Publications Details
Scalable Parallel Crash Simulations
We are pleased to submit our efforts in parallelizing the PRONTO application suite for con- sideration in the SuParCup 99 competition. PRONTO is a finite element transient dynamics simulator which includes a smoothed particle hydrodynamics (SPH) capability; it is similar in scope to the well-known DYNA, PamCrash, and ABAQUS codes. Our efforts over the last few years have produced a fully parallel version of the entire PRONTO code which (1) runs fast and scalably on thousands of processors, (2) has performed the largest finite-element transient dynamics simulations we are aware of, and (3) includes several new parallel algorithmic ideas that have solved some difficult problems associated with contact detection and SPH scalability. We motivate this work, describe the novel algorithmic advances, give performance numbers for PRONTO running on Sandia's Intel Teraflop machine, and highlight two prototypical large-scale computations we have performed with the parallel code. We have successfully parallelized a large-scale production transient dynamics code with a novel algorithmic approach that utilizes multiple decompositions for different key segments of the computations.

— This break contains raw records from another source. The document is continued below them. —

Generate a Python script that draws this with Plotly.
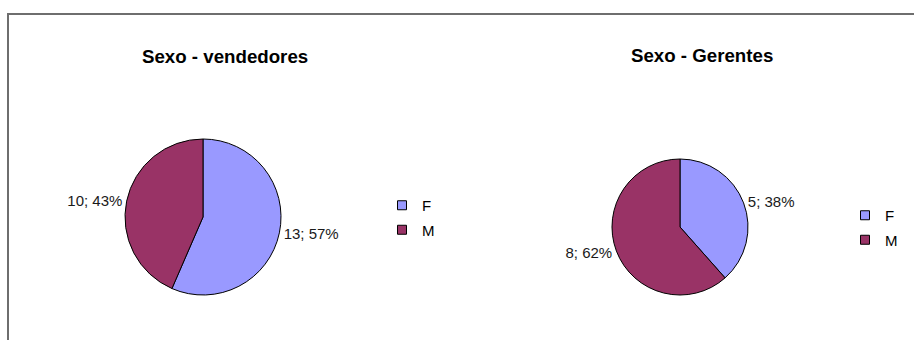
import plotly.graph_objects as go

labels = ["F", "M"]
vendedores = [13, 10]
gerentes = [5, 8]
titles = ["Sexo - vendedores", "Sexo - Gerentes"]
colors = ["#9999FF", "#993366"]

W, H = 914, 340
FONT = "Liberation Sans, Arial"

fig = go.Figure()
common = dict(
    labels=labels, sort=False, direction="clockwise", rotation=0,
    marker=dict(colors=colors, line=dict(color="#000000", width=1)),
    textposition="outside", texttemplate="%{value}; %{percent:.0%}",
    textfont=dict(family=FONT, size=15, color="#1a1a1a"),
    hoverinfo="label+value+percent", showlegend=False,
)
fig.add_trace(go.Pie(values=vendedores, name=titles[0],
                     domain=dict(x=[125 / W, 281 / W], y=[1 - 295 / H, 1 - 139 / H]),
                     **common))
fig.add_trace(go.Pie(values=gerentes, name=titles[1],
                     domain=dict(x=[612 / W, 748 / W], y=[1 - 295 / H, 1 - 159 / H]),
                     **common))

# legend entries (one legend per chart)
for leg in ["legend", "legend2"]:
    for lab, col in zip(labels, colors):
        fig.add_trace(go.Scatter(
            x=[None], y=[None], mode="markers", name=lab, legend=leg,
            legendgroup=leg + lab, hoverinfo="skip",
            marker=dict(symbol="square", size=9, color=col,
                        line=dict(color="#000000", width=1)),
        ))

legfont = dict(family=FONT, size=15, color="#000000")
fig.update_layout(
    width=W, height=H, margin=dict(l=0, r=0, t=0, b=0),
    paper_bgcolor="white", plot_bgcolor="white",
    xaxis=dict(visible=False), yaxis=dict(visible=False),
    legend=dict(x=382 / W, y=1 - 189 / H, xanchor="left", yanchor="top",
                font=legfont, bgcolor="rgba(0,0,0,0)",
                traceorder="grouped", tracegroupgap=2),
    legend2=dict(x=845 / W, y=1 - 199 / H, xanchor="left", yanchor="top",
                 font=legfont, bgcolor="rgba(0,0,0,0)",
                 traceorder="grouped", tracegroupgap=2),
    annotations=[
        dict(text="<b>" + titles[0] + "</b>", x=225 / W, y=1 - 57 / H, xref="paper", yref="paper",
             xanchor="center", yanchor="middle", showarrow=False,
             font=dict(family=FONT, size=18.7, color="#000000")),
        dict(text="<b>" + titles[1] + "</b>", x=702 / W, y=1 - 56 / H, xref="paper", yref="paper",
             xanchor="center", yanchor="middle", showarrow=False,
             font=dict(family=FONT, size=18.7, color="#000000")),
    ],
    shapes=[dict(type="rect", xref="paper", yref="paper", x0=8 / W, x1=1.05, y0=-0.1, y1=1 - 14 / H,
                 line=dict(color="#6e6e6e", width=2), fillcolor="rgba(0,0,0,0)", layer="below")],
)

fig.write_html("out.html")
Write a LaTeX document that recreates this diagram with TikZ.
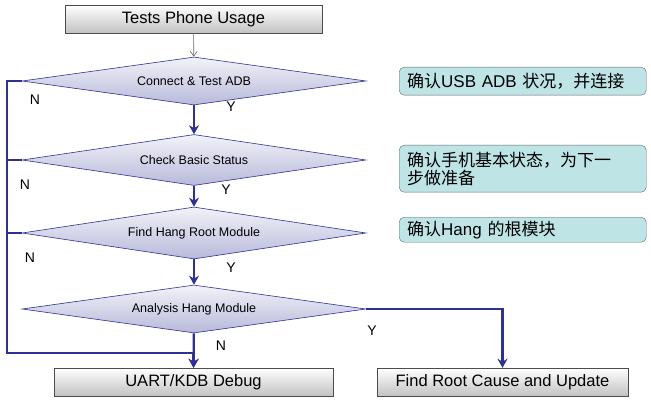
\documentclass[tikz,border=0pt]{standalone}
\usepackage{fontspec}
\setmainfont{Liberation Sans}
\newfontfamily\cjk{Noto Sans CJK SC}
\usetikzlibrary{shapes.geometric,arrows.meta,calc}
\definecolor{flowblue}{RGB}{46,49,146}
\definecolor{notefill}{RGB}{190,228,230}
\tikzset{
  procbox/.style={draw=black!70, top color=white, bottom color=black!24, minimum height=28pt, inner sep=0pt, font=\fontsize{16.5}{18}\selectfont},
  decision/.style={diamond, draw=flowblue, line width=0.6pt, top color=flowblue!6, bottom color=flowblue!34, minimum width=344pt, inner sep=0pt, aspect=12, font=\fontsize{12.5}{14}\selectfont},
  note/.style={draw=black!60, rounded corners=5pt, fill=notefill, minimum width=247pt, text width=231pt, inner xsep=8pt, inner ysep=3pt, align=left, anchor=north west, font=\cjk\fontsize{17}{18}\selectfont},
  flow/.style={draw=flowblue, line width=2.2pt, -{Stealth[length=9pt,width=10pt]}},
  flowline/.style={draw=flowblue, line width=2.2pt},
  lbl/.style={font=\fontsize{14}{16}\selectfont}
}
\begin{document}
\begin{tikzpicture}[x=1pt,y=-1pt]
\useasboundingbox (0,0) rectangle (651,401);
\node[procbox, minimum width=257pt] (start) at (193.5,19) {Tests Phone Usage};
\node[decision, minimum height=48pt] (d1) at (194,81) {Connect \& Test ADB};
\node[decision, minimum height=51pt] (d2) at (194,160) {Check Basic Status};
\node[decision, minimum height=52pt] (d3) at (194,233) {Find Hang Root Module};
\node[decision, minimum height=48pt] (d4) at (194,309) {Analysis Hang Module};
\node[procbox, minimum width=279pt] (uart) at (193.5,382) {UART/KDB Debug};
\node[procbox, minimum width=251pt] (root) at (502.5,382) {Find Root Cause and Update};

\node[note, minimum height=28pt] (n1) at (399,67) {确认{\rmfamily USB ADB} 状况，并连接};
\node[note, minimum height=47pt] (n2) at (399,145) {确认手机基本状态，为下一\\步做准备};
\node[note, minimum height=25pt] (n3) at (399,217) {确认{\rmfamily Hang} 的根模块};

\draw[black!60, line width=0.6pt, -{Straight Barb[length=5pt,width=7pt]}] (start) -- (d1);
\draw[flow] (d1) -- (d2);
\draw[flow] (d2) -- (d3);
\draw[flow] (d3) -- (d4);
\draw[flow] (d4) -- (uart);
\coordinate (c1) at (7,81);
\coordinate (cb) at (7,353);
\coordinate (cm) at (193.5,353);
\draw[flowline] (d1.west) -- (c1) -- (cb) -- (cm);
\draw[flow] (cm) -- (uart.north);
\draw[flowline] (d2.west) -- (d2.west -| c1);
\draw[flowline] (d3.west) -- (d3.west -| c1);
\draw[flow] (d4.east) -| (root.north);

\node[lbl] at (35,100) {N};
\node[lbl] at (25,185) {N};
\node[lbl] at (30,258) {N};
\node[lbl] at (221,346) {N};
\node[lbl] at (231,107) {Y};
\node[lbl] at (226,190) {Y};
\node[lbl] at (231,268) {Y};
\node[lbl] at (372,331) {Y};
\end{tikzpicture}
\end{document}
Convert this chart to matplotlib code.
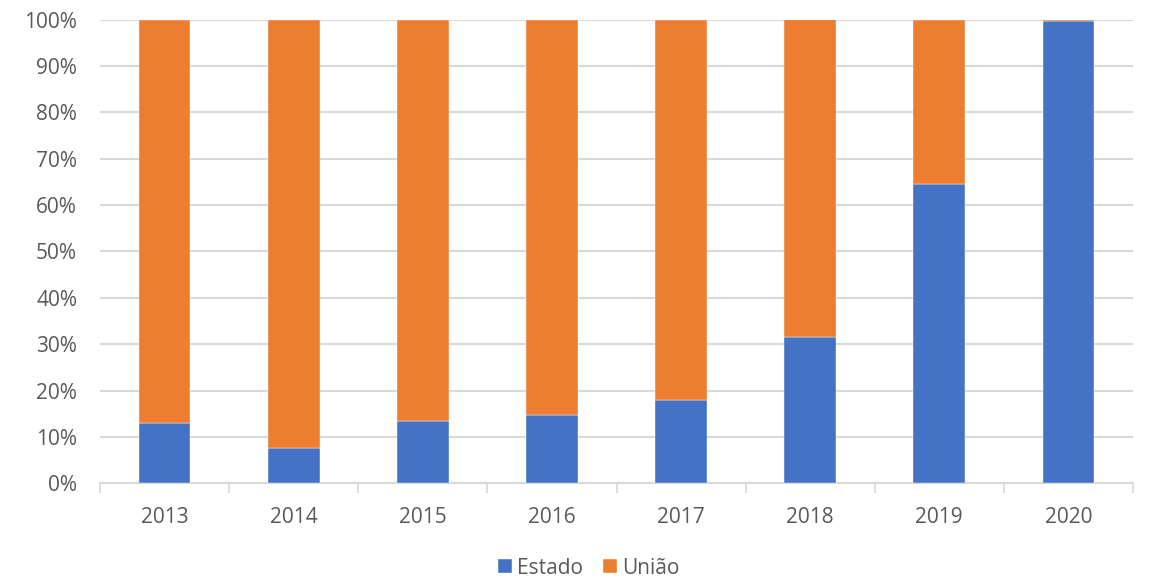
import matplotlib
matplotlib.use("Agg")
import matplotlib.pyplot as plt
from matplotlib.ticker import FuncFormatter, FixedLocator
import numpy as np

years = ["2013", "2014", "2015", "2016", "2017", "2018", "2019", "2020"]
estado = [12.9, 7.6, 13.4, 14.7, 18.0, 31.6, 64.5, 99.6]
uniao = [100 - v for v in estado]

plt.rcParams['font.family'] = ['Open Sans', 'DejaVu Sans']
text_color = "#595959"
fs = 15

fig = plt.figure(figsize=(11.5, 5.83), dpi=100)
ax = fig.add_axes([100/1150, 1 - 483.3/583, (1133-100)/1150, (483.3-19.5)/583])

x = np.arange(len(years))
w = 0.40
ax.bar(x, estado, w, color="#4472C4", label="Estado", zorder=3, edgecolor="white", linewidth=0.3)
ax.bar(x, uniao, w, bottom=estado, color="#ED7D31", label="União", zorder=3, edgecolor="white", linewidth=0.3)

ax.set_xlim(-0.5, len(years) - 0.5)
ax.set_ylim(0, 100)
ax.set_yticks(np.arange(0, 101, 10))
ax.yaxis.set_major_formatter(FuncFormatter(lambda v, p: f"{int(v)}%"))
ax.grid(axis="y", color="#d9d9d9", linewidth=1.5, zorder=0)
ax.set_axisbelow(True)

ax.set_xticks(x)
ax.set_xticklabels(years)
ax.xaxis.set_minor_locator(FixedLocator(np.arange(-0.5, len(years), 1)))
ax.tick_params(axis="x", which="major", length=0, pad=17, labelsize=fs, labelcolor=text_color)
ax.tick_params(axis="x", which="minor", length=7, width=1.2, color="#d9d9d9")
ax.tick_params(axis="y", length=0, pad=16.5, labelsize=fs, labelcolor=text_color)

for s in ["top", "right", "left"]:
    ax.spines[s].set_visible(False)
ax.spines["bottom"].set_color("#d9d9d9")
ax.spines["bottom"].set_linewidth(1.5)

leg = fig.legend(loc="center", bbox_to_anchor=(589/1150, 1 - 568/583), ncol=2, frameon=False,
                 fontsize=fs, handlelength=0.67, handleheight=0.67, handletextpad=0.25,
                 columnspacing=0.95)
for t in leg.get_texts():
    t.set_color(text_color)

fig.savefig("out.png", dpi=100)
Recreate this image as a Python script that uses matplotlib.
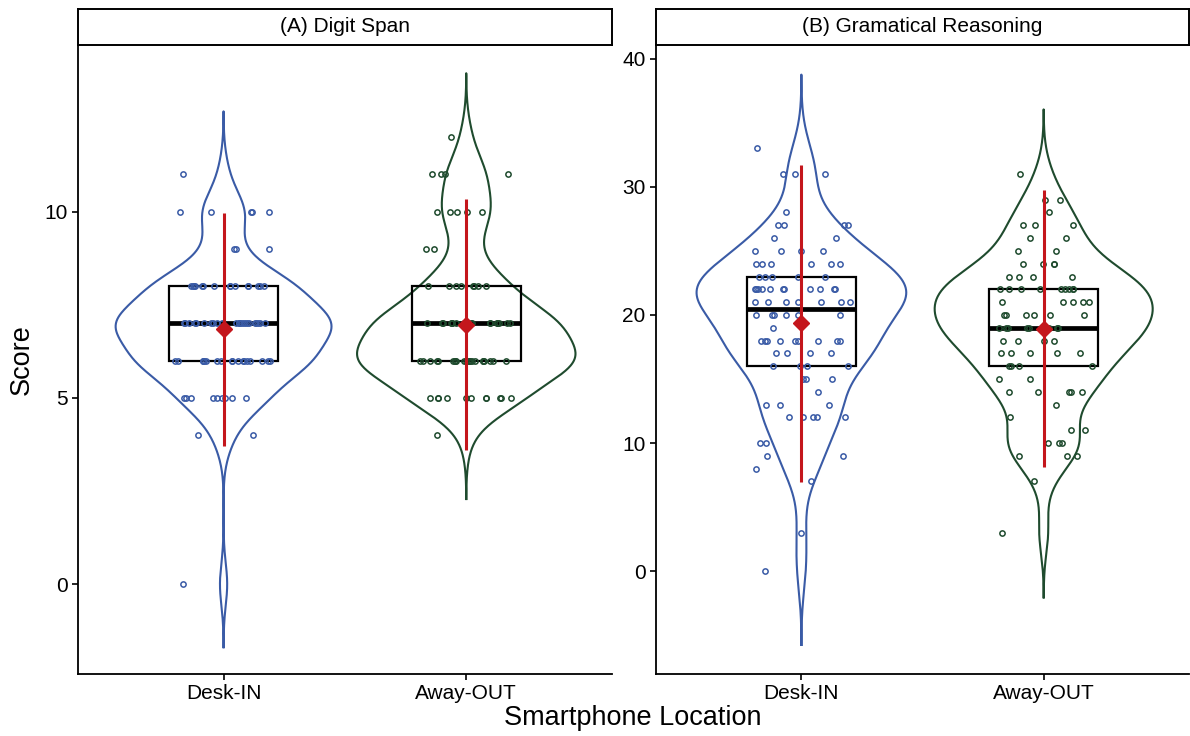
import numpy as np
import matplotlib
matplotlib.use("Agg")
import matplotlib.pyplot as plt
from matplotlib.patches import Rectangle

plt.rcParams['font.family'] = ['Liberation Sans', 'DejaVu Sans']

# groups on the x axis
groups = ['Desk-IN', 'Away-OUT']
panel_titles = ['(A) Digit Span', '(B) Gramatical Reasoning']

# (A) digit span: score levels and how many participants sit at each
ds_desk_scores = [0, 4, 5, 6, 7, 8, 9, 10, 11]
ds_desk_counts = [1, 2, 9, 18, 23, 15, 3, 5, 1]
ds_away_scores = [4, 5, 6, 7, 8, 9, 10, 11, 12]
ds_away_counts = [1, 11, 22, 18, 8, 2, 5, 4, 1]

# (B) grammatical reasoning
gr_desk_scores = [0, 3, 7, 8, 9, 10, 12, 13, 14, 15, 16, 17, 18, 19, 20, 21, 22, 23, 24, 25, 26, 27, 28, 31, 33]
gr_desk_counts = [1, 1, 1, 1, 2, 2, 5, 3, 1, 3, 4, 4, 9, 1, 6, 7, 11, 5, 6, 4, 2, 4, 1, 3, 1]
gr_away_scores = [3, 7, 9, 10, 11, 12, 13, 14, 15, 16, 17, 18, 19, 20, 21, 22, 23, 24, 25, 26, 27, 28, 29, 31]
gr_away_counts = [1, 1, 3, 3, 2, 1, 1, 5, 2, 4, 5, 4, 8, 6, 5, 9, 4, 4, 2, 2, 3, 1, 2, 1]

# red summary (mean and half length of the bar)
ds_means = [6.84, 6.97]
ds_err = [3.12, 3.37]
gr_means = [19.36, 18.92]
gr_err = [12.37, 10.80]

colors = ['#3A5BA6', '#1F4B2E']
red = '#C4161C'


def nrd0(x):
    sd = np.std(x, ddof=1)
    iqr = np.subtract(*np.percentile(x, [75, 25]))
    lo = min(sd, iqr / 1.34)
    return 0.9 * lo * len(x) ** (-0.2)


def kde(x, bw):
    grid = np.linspace(x.min() - 3 * bw, x.max() + 3 * bw, 512)
    d = np.exp(-0.5 * ((grid[:, None] - x[None, :]) / bw) ** 2).sum(axis=1)
    d = d / (len(x) * bw * np.sqrt(2 * np.pi))
    return grid, d


def draw_panel(ax, data, means, errs, seed):
    rng = np.random.default_rng(seed)
    dens = [kde(d, nrd0(d)) for d in data]
    dmax = max(dd.max() for _, dd in dens)
    for i, d in enumerate(data):
        pos = i + 1
        grid, dd = dens[i]
        w = 0.45 * dd / dmax
        ax.plot(np.concatenate([pos + w, (pos - w)[::-1]]),
                np.concatenate([grid, grid[::-1]]),
                color=colors[i], lw=1.5, zorder=2)
        q1, med, q3 = np.percentile(d, [25, 50, 75])
        ax.add_patch(Rectangle((pos - 0.225, q1), 0.45, q3 - q1, fill=False,
                               edgecolor='black', lw=1.6, zorder=3))
        ax.plot([pos - 0.225, pos + 0.225], [med, med], color='black', lw=3.4,
                solid_capstyle='butt', zorder=3)
        xj = pos + rng.uniform(-0.2, 0.2, len(d))
        ax.plot(xj, d, 'o', ms=3.8, mfc='none', mec=colors[i], mew=1.1, zorder=4)
        ax.plot([pos, pos], [means[i] - errs[i], means[i] + errs[i]], color=red,
                lw=2.2, solid_capstyle='butt', zorder=5)
        ax.plot(pos, means[i], 'D', color=red, ms=8.5, zorder=6)
    ax.set_xlim(0.4, 2.6)
    ax.set_xticks([1, 2])
    ax.set_xticklabels(groups)
    for s in ['top', 'right']:
        ax.spines[s].set_visible(False)
    for s in ['left', 'bottom']:
        ax.spines[s].set_linewidth(1.3)
    ax.tick_params(axis='both', labelsize=15, length=4, width=1.2, colors='black')


ds = [np.repeat(ds_desk_scores, ds_desk_counts).astype(float),
      np.repeat(ds_away_scores, ds_away_counts).astype(float)]
gr = [np.repeat(gr_desk_scores, gr_desk_counts).astype(float),
      np.repeat(gr_away_scores, gr_away_counts).astype(float)]

fig = plt.figure(figsize=(11.9, 7.36), dpi=100)
ax1 = fig.add_axes([0.0655, 0.0842, 0.4487, 0.8546])
ax2 = fig.add_axes([0.5513, 0.0842, 0.4479, 0.8546])

draw_panel(ax1, ds, ds_means, ds_err, 3)
ax1.set_ylim(-2.41, 14.47)
ax1.set_yticks([0, 5, 10])

draw_panel(ax2, gr, gr_means, gr_err, 11)
ax2.set_ylim(-8.03, 41.07)
ax2.set_yticks([0, 10, 20, 30, 40])

# facet strips
for ax, title in zip([ax1, ax2], panel_titles):
    p = ax.get_position()
    st = fig.add_axes([p.x0, 0.9389, p.width, 0.0489])
    st.set_xticks([])
    st.set_yticks([])
    for s in st.spines.values():
        s.set_linewidth(1.4)
    st.text(0.5, 0.5, title, ha='center', va='center', fontsize=15)

fig.text(0.018, 0.5115, 'Score', rotation=90, ha='center', va='center', fontsize=19.5)
fig.text(0.532, 0.024, 'Smartphone Location', ha='center', va='center', fontsize=19.5)

fig.savefig('out.png', dpi=100)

To be able to simulate a more than ten million element model in a few tenths of second per timestep is unprecedented for solid dynamics simulations, especially when full global contact searches are required. The key reason is our new algorithmic ideas for efficiently parallelizing the contact detection stage. To our knowledge scalability of this computation had never before been demonstrated on more than 64 processors. This has enabled parallel PRONTO to become the only solid dynamics code we are aware of that can run effectively on 1000s of processors. More importantly, our parallel performance compares very favorably to the original serial PRONTO code which is optimized for vector supercomputers. On the container crush problem, a Teraflop node is as fast as a single processor of the Cray Jedi. This means that on the Teraflop machine we can now run simulations with tens of millions of elements thousands of times faster than we could on the Jedi! This is enabling transient dynamics simulations of unprecedented scale and fidelity. Not only can previous applications be run with vastly improved resolution and speed, but qualitatively new and different analyses have been made possible.